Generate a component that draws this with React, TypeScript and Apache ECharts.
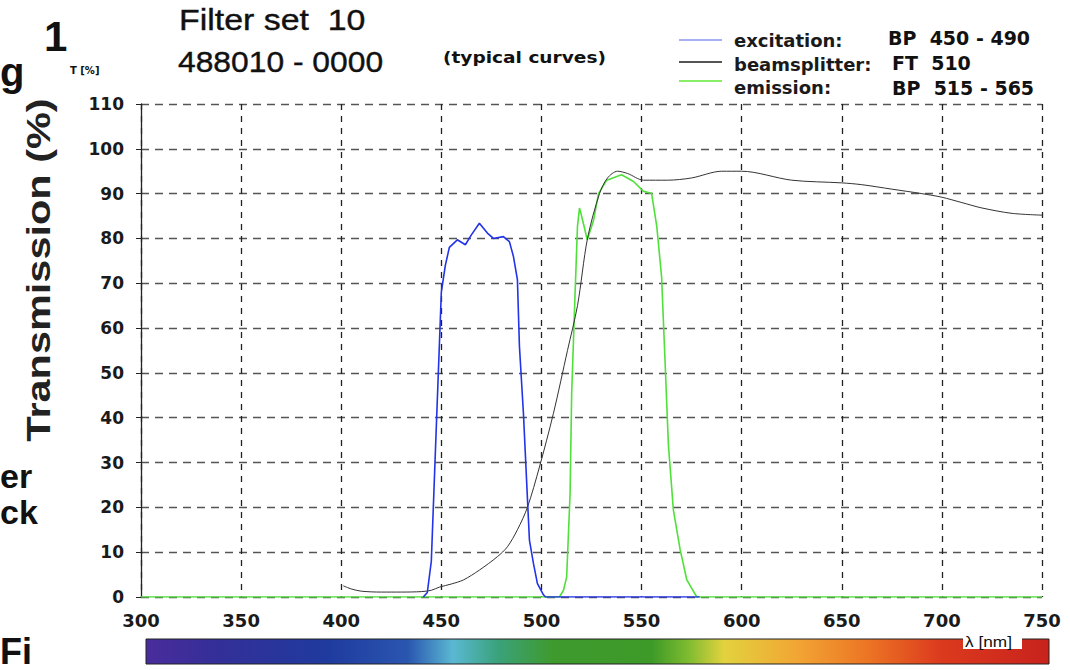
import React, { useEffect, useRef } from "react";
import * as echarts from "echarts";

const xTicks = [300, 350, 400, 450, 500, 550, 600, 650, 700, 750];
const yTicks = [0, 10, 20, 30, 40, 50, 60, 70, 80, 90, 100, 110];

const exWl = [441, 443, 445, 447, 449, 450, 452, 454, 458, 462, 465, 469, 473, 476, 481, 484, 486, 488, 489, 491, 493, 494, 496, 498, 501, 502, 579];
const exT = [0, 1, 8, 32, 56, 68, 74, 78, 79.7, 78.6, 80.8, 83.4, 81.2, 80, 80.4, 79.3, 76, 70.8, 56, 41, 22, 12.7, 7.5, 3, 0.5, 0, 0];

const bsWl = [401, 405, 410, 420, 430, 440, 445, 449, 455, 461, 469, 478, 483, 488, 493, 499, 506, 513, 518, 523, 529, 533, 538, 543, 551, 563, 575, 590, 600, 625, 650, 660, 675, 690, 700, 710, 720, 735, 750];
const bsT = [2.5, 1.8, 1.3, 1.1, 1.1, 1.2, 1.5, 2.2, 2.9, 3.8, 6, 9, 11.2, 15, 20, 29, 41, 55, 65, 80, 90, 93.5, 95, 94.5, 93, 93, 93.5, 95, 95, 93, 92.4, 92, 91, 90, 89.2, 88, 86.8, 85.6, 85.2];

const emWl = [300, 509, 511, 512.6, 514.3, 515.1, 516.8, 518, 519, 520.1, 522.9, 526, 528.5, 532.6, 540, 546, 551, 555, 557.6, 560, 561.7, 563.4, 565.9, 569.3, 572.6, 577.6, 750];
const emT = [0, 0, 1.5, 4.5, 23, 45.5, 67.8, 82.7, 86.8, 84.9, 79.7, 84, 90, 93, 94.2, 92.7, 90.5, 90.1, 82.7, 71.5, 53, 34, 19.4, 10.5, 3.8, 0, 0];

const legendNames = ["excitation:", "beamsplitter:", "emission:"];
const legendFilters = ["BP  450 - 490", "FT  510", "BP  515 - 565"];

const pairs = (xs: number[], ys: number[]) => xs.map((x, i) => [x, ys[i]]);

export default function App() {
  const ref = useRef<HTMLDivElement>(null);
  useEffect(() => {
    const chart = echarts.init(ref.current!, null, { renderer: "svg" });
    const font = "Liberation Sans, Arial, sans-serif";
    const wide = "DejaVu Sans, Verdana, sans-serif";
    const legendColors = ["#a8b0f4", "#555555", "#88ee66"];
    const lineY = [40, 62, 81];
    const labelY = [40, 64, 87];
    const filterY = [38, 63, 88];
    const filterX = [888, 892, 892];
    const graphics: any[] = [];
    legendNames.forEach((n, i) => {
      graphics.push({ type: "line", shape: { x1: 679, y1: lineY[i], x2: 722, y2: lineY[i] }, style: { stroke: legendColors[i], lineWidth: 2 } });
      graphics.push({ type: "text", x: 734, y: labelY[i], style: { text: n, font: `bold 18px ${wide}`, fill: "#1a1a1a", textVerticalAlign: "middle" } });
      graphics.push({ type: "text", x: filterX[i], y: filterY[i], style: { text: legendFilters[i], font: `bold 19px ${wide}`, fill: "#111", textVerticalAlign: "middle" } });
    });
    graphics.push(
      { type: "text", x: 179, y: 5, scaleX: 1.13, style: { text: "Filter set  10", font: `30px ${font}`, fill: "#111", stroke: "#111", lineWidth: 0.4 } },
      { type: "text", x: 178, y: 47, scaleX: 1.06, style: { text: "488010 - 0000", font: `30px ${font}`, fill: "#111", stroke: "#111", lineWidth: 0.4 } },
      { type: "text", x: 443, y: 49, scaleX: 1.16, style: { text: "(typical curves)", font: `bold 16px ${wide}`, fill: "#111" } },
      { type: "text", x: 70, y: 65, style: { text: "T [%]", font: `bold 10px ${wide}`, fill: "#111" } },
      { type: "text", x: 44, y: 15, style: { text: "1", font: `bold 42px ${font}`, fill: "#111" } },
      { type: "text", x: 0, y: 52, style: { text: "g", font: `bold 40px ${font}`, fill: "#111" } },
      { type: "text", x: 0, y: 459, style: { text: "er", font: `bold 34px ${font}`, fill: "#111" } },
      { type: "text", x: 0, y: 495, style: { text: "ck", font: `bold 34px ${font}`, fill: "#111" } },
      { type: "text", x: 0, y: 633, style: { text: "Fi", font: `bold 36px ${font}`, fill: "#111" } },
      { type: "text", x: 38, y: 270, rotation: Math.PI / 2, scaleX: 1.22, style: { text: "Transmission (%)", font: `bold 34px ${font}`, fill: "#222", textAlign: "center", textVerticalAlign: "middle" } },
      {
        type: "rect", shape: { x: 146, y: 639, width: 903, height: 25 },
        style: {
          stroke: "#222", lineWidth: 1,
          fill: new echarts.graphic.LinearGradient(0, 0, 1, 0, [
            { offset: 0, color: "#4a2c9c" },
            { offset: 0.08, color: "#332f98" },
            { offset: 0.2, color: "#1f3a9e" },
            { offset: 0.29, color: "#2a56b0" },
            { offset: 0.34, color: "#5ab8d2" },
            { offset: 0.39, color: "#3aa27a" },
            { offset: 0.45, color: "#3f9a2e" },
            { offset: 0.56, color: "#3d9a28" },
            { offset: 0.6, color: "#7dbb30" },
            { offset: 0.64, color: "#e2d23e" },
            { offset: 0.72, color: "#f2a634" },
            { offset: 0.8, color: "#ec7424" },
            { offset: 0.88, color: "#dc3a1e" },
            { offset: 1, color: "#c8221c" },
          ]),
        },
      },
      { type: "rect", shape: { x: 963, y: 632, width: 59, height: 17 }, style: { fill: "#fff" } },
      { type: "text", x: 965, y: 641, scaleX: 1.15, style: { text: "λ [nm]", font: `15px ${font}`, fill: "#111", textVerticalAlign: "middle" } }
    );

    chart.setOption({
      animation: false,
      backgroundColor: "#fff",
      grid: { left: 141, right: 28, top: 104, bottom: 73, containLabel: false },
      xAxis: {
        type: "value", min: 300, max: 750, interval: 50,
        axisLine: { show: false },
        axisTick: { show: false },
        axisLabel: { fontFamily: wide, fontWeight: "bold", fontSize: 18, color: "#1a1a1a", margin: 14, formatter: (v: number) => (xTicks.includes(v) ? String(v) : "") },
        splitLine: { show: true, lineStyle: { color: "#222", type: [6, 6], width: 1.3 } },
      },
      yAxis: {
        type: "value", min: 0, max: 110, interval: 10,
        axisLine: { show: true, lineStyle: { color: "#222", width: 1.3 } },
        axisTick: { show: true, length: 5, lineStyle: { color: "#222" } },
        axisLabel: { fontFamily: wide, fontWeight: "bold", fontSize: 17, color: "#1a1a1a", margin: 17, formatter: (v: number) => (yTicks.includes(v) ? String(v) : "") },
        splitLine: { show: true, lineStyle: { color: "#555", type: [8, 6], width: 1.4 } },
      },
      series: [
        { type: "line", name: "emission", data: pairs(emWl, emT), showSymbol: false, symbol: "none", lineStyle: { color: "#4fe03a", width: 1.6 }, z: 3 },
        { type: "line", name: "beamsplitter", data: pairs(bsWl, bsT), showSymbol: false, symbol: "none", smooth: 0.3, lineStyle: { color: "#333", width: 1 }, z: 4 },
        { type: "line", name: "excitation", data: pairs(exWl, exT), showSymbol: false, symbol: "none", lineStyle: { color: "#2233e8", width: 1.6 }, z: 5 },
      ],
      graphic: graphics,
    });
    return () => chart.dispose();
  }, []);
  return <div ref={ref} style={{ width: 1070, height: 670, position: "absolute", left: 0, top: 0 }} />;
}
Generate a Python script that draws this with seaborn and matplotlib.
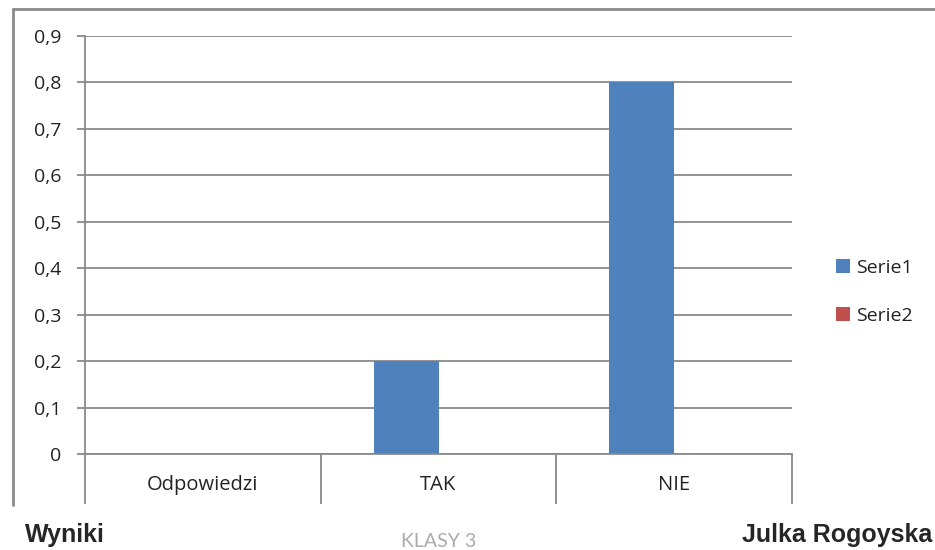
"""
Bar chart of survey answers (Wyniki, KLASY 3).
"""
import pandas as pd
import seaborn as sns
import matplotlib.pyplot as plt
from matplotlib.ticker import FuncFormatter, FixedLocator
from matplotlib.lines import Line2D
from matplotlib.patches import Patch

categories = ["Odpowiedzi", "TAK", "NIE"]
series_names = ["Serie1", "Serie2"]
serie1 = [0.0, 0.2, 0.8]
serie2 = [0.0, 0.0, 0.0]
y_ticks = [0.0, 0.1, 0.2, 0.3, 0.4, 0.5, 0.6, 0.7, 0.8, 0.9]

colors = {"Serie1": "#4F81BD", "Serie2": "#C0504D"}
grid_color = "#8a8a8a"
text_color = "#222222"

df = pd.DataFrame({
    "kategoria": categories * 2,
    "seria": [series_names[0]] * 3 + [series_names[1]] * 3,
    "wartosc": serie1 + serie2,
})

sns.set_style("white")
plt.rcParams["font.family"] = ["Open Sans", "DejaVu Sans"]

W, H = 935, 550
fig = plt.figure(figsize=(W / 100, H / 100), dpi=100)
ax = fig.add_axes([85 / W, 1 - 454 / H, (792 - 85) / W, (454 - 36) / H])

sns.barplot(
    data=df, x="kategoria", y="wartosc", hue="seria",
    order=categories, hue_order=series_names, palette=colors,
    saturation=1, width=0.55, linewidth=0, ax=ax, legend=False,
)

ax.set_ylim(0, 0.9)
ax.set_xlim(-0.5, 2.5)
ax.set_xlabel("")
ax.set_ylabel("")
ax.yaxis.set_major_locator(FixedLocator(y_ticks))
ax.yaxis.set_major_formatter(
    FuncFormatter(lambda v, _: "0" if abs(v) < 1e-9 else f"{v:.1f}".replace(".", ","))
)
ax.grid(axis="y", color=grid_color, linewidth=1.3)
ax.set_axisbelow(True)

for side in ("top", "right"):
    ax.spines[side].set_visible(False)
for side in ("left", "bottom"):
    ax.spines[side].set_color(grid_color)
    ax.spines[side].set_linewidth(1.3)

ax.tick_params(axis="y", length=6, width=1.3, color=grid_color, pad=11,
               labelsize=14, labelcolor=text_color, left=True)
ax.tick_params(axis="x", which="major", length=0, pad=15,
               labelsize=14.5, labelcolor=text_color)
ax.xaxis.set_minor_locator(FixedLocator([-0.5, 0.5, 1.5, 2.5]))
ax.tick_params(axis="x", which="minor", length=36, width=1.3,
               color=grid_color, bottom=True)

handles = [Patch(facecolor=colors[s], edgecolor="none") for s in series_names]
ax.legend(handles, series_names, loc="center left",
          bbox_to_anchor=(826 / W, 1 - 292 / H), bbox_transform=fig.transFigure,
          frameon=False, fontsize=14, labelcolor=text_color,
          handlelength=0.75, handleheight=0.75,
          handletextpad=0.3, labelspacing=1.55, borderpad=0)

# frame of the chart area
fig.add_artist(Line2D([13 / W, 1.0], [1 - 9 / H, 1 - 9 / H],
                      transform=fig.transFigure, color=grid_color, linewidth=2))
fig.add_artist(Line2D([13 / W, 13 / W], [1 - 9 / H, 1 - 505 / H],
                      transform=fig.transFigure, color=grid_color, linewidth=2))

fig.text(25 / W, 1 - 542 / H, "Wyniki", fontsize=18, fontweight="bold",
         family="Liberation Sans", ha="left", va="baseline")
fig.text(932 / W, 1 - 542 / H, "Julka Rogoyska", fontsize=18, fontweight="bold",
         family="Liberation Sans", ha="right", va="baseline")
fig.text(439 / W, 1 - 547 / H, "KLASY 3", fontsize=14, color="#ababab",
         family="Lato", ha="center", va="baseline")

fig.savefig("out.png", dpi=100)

+++++

=== Directions for this task ===
Leave the pictures aside and restate exactly the lines from the one containing "Generate a Python" to the one containing "ax.spines[side].set_linewidth(1.3)", those two lines included.

=== Written answer ===
Generate a Python script that draws this with seaborn and matplotlib.
"""
Bar chart of survey answers (Wyniki, KLASY 3).
"""
import pandas as pd
import seaborn as sns
import matplotlib.pyplot as plt
from matplotlib.ticker import FuncFormatter, FixedLocator
from matplotlib.lines import Line2D
from matplotlib.patches import Patch

categories = ["Odpowiedzi", "TAK", "NIE"]
series_names = ["Serie1", "Serie2"]
serie1 = [0.0, 0.2, 0.8]
serie2 = [0.0, 0.0, 0.0]
y_ticks = [0.0, 0.1, 0.2, 0.3, 0.4, 0.5, 0.6, 0.7, 0.8, 0.9]

colors = {"Serie1": "#4F81BD", "Serie2": "#C0504D"}
grid_color = "#8a8a8a"
text_color = "#222222"

df = pd.DataFrame({
    "kategoria": categories * 2,
    "seria": [series_names[0]] * 3 + [series_names[1]] * 3,
    "wartosc": serie1 + serie2,
})

sns.set_style("white")
plt.rcParams["font.family"] = ["Open Sans", "DejaVu Sans"]

W, H = 935, 550
fig = plt.figure(figsize=(W / 100, H / 100), dpi=100)
ax = fig.add_axes([85 / W, 1 - 454 / H, (792 - 85) / W, (454 - 36) / H])

sns.barplot(
    data=df, x="kategoria", y="wartosc", hue="seria",
    order=categories, hue_order=series_names, palette=colors,
    saturation=1, width=0.55, linewidth=0, ax=ax, legend=False,
)

ax.set_ylim(0, 0.9)
ax.set_xlim(-0.5, 2.5)
ax.set_xlabel("")
ax.set_ylabel("")
ax.yaxis.set_major_locator(FixedLocator(y_ticks))
ax.yaxis.set_major_formatter(
    FuncFormatter(lambda v, _: "0" if abs(v) < 1e-9 else f"{v:.1f}".replace(".", ","))
)
ax.grid(axis="y", color=grid_color, linewidth=1.3)
ax.set_axisbelow(True)

for side in ("top", "right"):
    ax.spines[side].set_visible(False)
for side in ("left", "bottom"):
    ax.spines[side].set_color(grid_color)
    ax.spines[side].set_linewidth(1.3)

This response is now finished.